Jason’s pain has gone away, and he has been able to enjoy the everyday activities of a 3-year-old, like riding his bike and just having fun with friends. Other than having lost his hair from the chemotherapy, Jason looks fine, too, Lauren said.

“It just seems weird that he’s not OK,” Lauren said. “He’s running around like a normal 3-year-old, and it’s like, ‘Why can’t he be OK?’”

Though Jason feels a lot better, a Broviac line, or catheter, in his chest serves as a reminder of his illness, Lauren said. While playing, Jason knows to make sure it does not get disturbed or wet, and Lauren has to dress and flush it regularly.

Due to the risks involved and the aggressive nature of the treatments, Jason is required to stay at the hospital for four to five weeks during therapy. Lauren stays with him, while Thom works as an alarm technician and cares for their 5-year-old daughter Mya during the week, visiting on weekends.

It has not been easy for the family, but others have provided help along the way. Mya began kindergarten earlier this month, and when Lauren cannot be there to see her off to school, she calls from the hospital each morning.

Lauren’s mother, Penny, came from

Florida to spend two months helping the family and caring for Mya. She returned to Florida earlier this month, but Thom’s mother Brenda is able to commute regularly from Staten Island to offer a helping hand. As it turns out, little Mya may prove to be the biggest help of all. Doctors recently discovered that she is a 100 percent match to her brother’s bone marrow, and will therefore be able to provide a transplant. “Not that there are any guarantees, but they feel the bone marrow transplant is his best bet,” Lauren said. Still, the transplant is a

risky procedure, according to Lauren. Complications can arise, and even with a perfect match, the body can reject the transplant, resulting in infections.

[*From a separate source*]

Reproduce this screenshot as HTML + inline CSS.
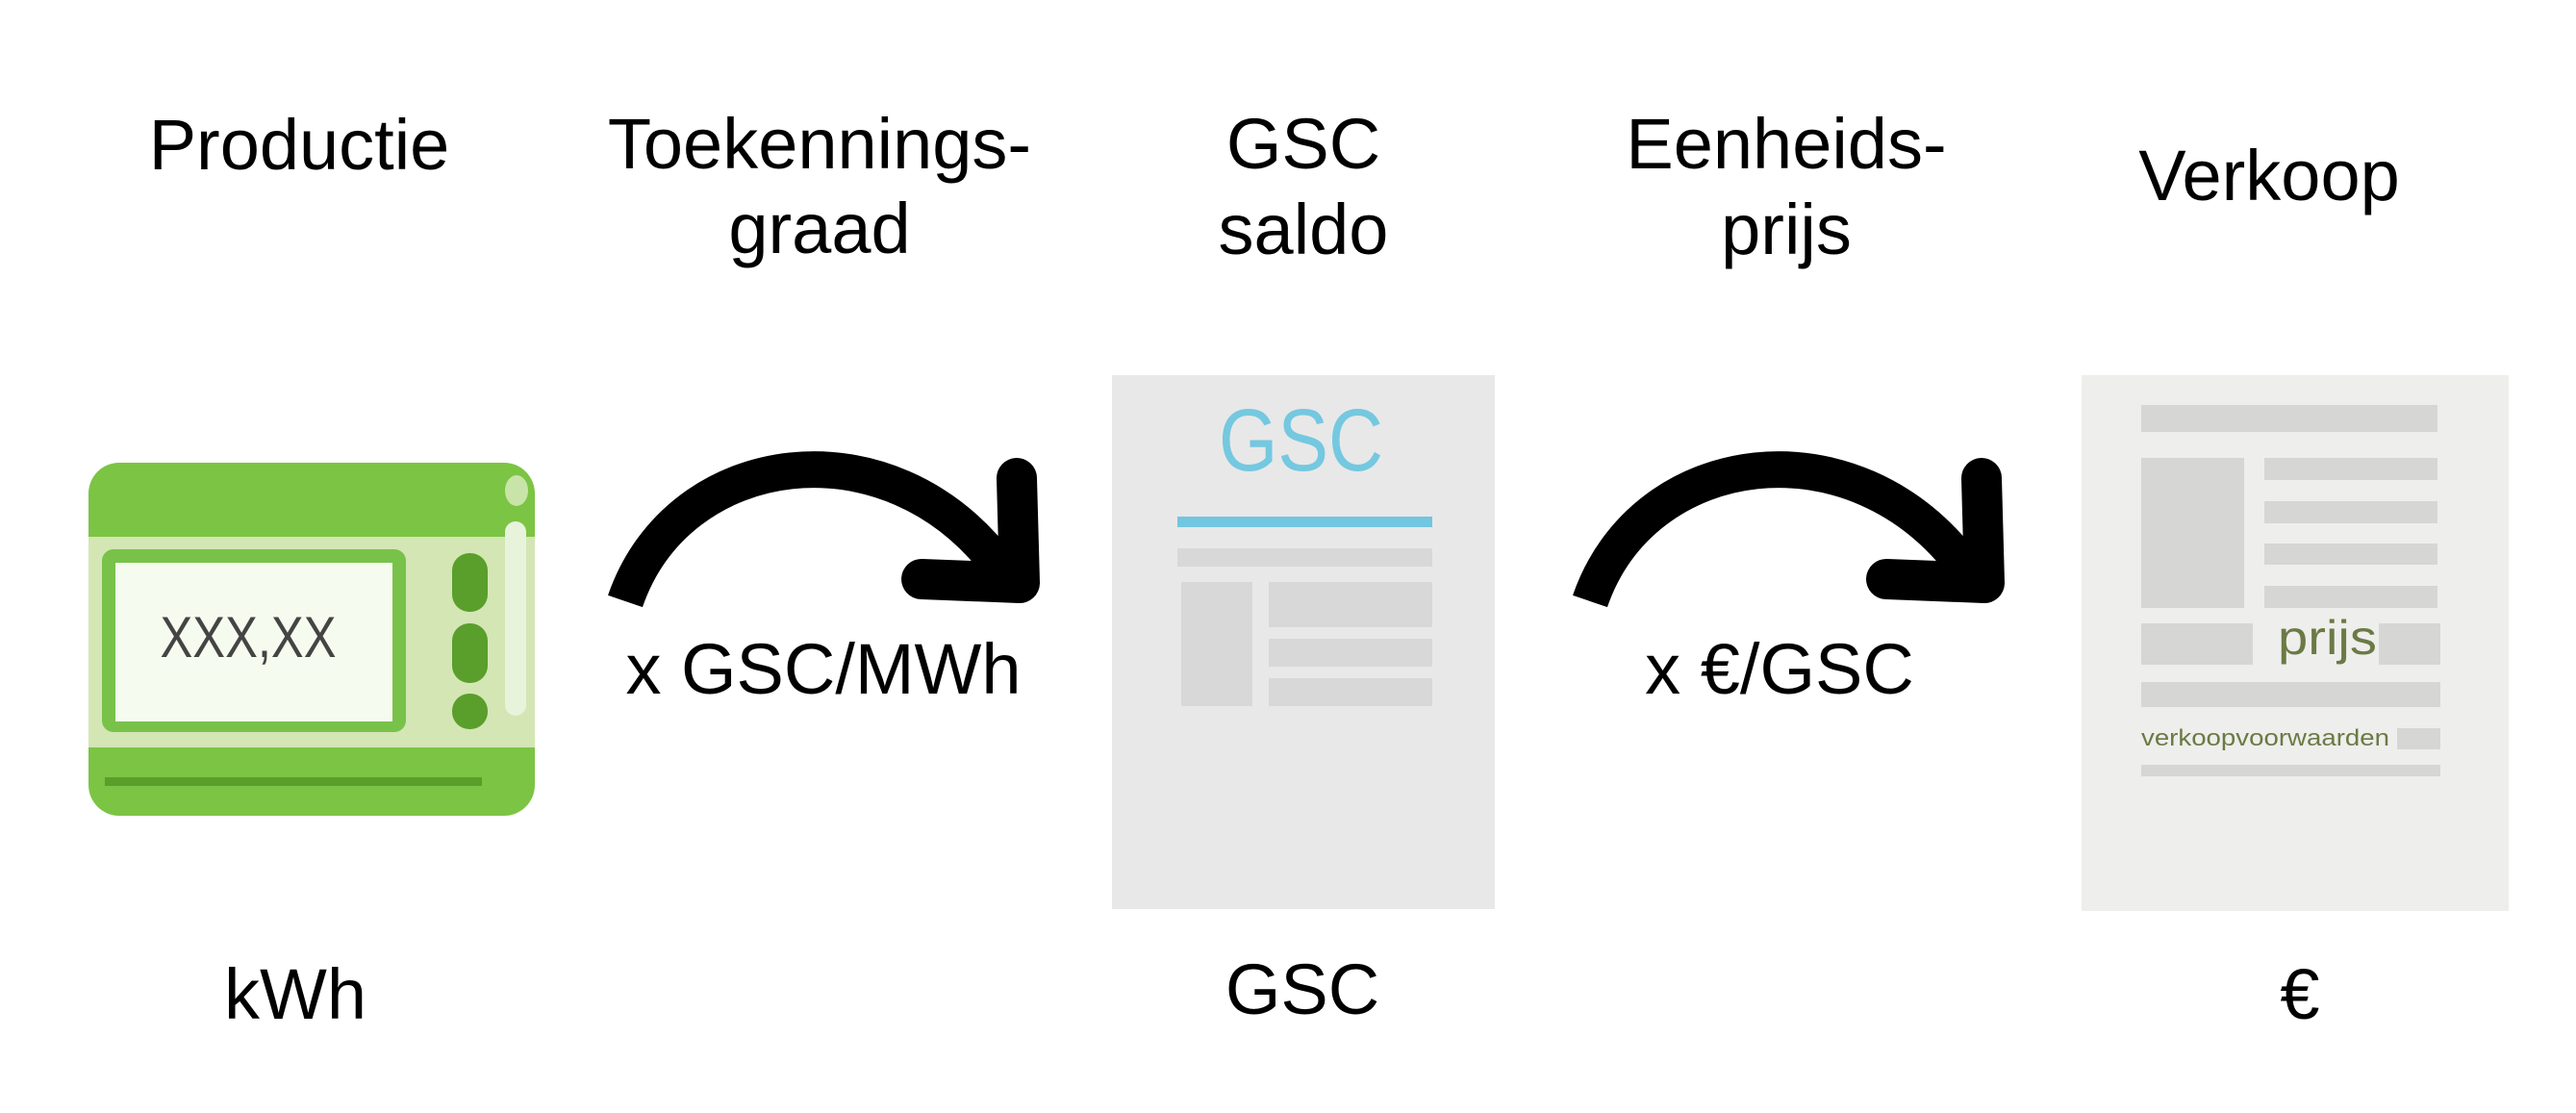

On the bright side, Jason’s youth will prove helpful, and Mya’s closeness to her brother in age is another plus.

“She knows that she’s his perfect match for something, and she’s going to be able to help him,” Lauren said.

Doctors told Lauren and Thom to make sure Mya knows that Jason’s recovery does not rest solely on her, as she could become traumatized and take on the responsibility if things go awry, Lauren said.

No date has been set for the surgery, but doctors are saying it will occur within the next couple of months. Though the procedure itself only takes about an hour and a half, Jason and Lauren will spend about eight weeks at the Children’s Hospital of Philadelphia (CHOP).

While there are risks involved with any surgery, doctors said Mya should bounce right back after the procedure, possibly suffering from some soreness.

As the family awaits the surgery, the community is banding together to provide whatever help they can.

“We have a lot of friends and family and neighbors,” Lauren said. “We have a good support system.”

Soon after Jason was first diagnosed, the support system became evident, with even some people the family barely knew becoming involved in fundraising.

“I think we both were surprised and touched,” Lauren said.

Though at first it was hard to accept the overwhelming help offered by those around them, Lauren and Thom soon realized they simply could not go it alone.

A group of supporters came together to fund, a Web site to spread the word about Jason and collect donations to help with his growing medical bills. Lauren Rogero and Helmetta Borough Clerk Sandra Bohinski, both neighbors, have teamed up to host two fundraising events.

“It’s a horrible situation,” Rogero said. “They’re great people. They’re just so strong. They’re just very positive and optimistic, which you have to be.”

A garage sale will be held at 5 and 7 Lake Ave. in Helmetta on Oct. 4 and 5, starting at 8 a.m., with all proceeds going to the D’Angelo family. Rogero and Bohinski are soliciting donations to be sold at the sale. Donations can be dropped off at 7 Lake Ave.

The women are also planning a tricky tray event for Nov. 21, the proceeds of which will also go to Jason’s cause. Doors will open at 6 p.m. at the Holy Trinity Parish Center, 100 Main St. The $10 admission fee will include tickets for prizes, with drawings beginning at 7 p.m. The evening will also include refreshments and a 50/50. Donations for prizes are being accepted.